Millions of vehicles from both sides of the road traverse the scripts of hundreds of those dreams. Fairies come close, kiss and get crushed under the screeching wheels of the speeding cars before their palms get to fondle any further. Damsels in the other dreams get picked up by the cyclists and the autos before they uncork that wine and offer to the parched lips. At home, a wife in a yellow saari with a story and a child with an embrace wait. The words of that tale are not audible in the first go and the arms are at such a distance- the noise and the bright lamp posts. The city never sleeps!

Some emaciated, some hungry, some newcomers, some old timers.  A few sit huddled together and smoke. Once in a while this philosopher breaks this chain as he stares at the stars and wonders if it would rain tonight. Nine out of a hundred awake and calculating the hours of the night that remain. As night falls, the vehicles would be less frequent. At around two, they would almost disappear and allow for some sleep that will be a mix of relief interspersed with annoying aphids, lice and arachnids of all kinds. Thinking of food, this one weeps. His top down neighbor might get a good job in the morning. He is thinking of tomorrow’s evening already.

Some lie adjacent in pairs and share the sheet.

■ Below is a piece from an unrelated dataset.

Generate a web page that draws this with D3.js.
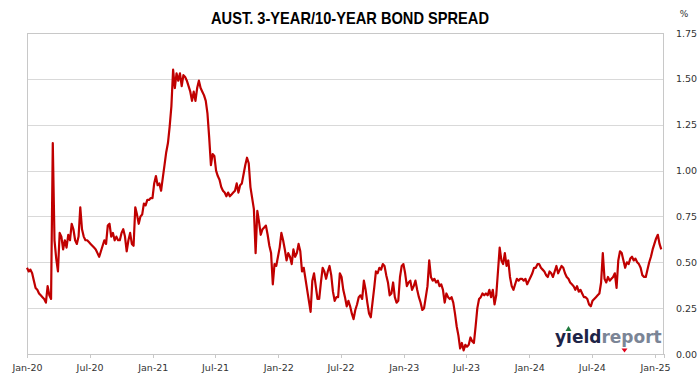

Must be from the same place ‘back there’. Talking about the quarrel with their common childhood friend over the two thousand rupees that he did not return, their eyelids have just gone too heavy. They just mutter to themselves- Bahinchod!

Of an alley where the grand old man lies cremated on the bank of the Yamuna. The big brave King’s name shining on the main building of the Bus Station. In the midst of this greatness rests a banality- one that I have not ever lived. I should be wisely wishing for anything here- what if a segment of that wish were to come true! ‘Familiarity breeds contempt’ is another axiom I have to sleep thinking about tonight!

In the dead of the night, one would tell me tomorrow, came to him the spirit of the Mahatma pillion riding on Maharana‘s horse and wept inconsolably at the comfort and at the bliss that this divider teems up with as and when the stars appear brighter and shinier! On the parallel, outer ring road aka K B Hedgewar Marg must be dozing off another set of nationalists and nation builders!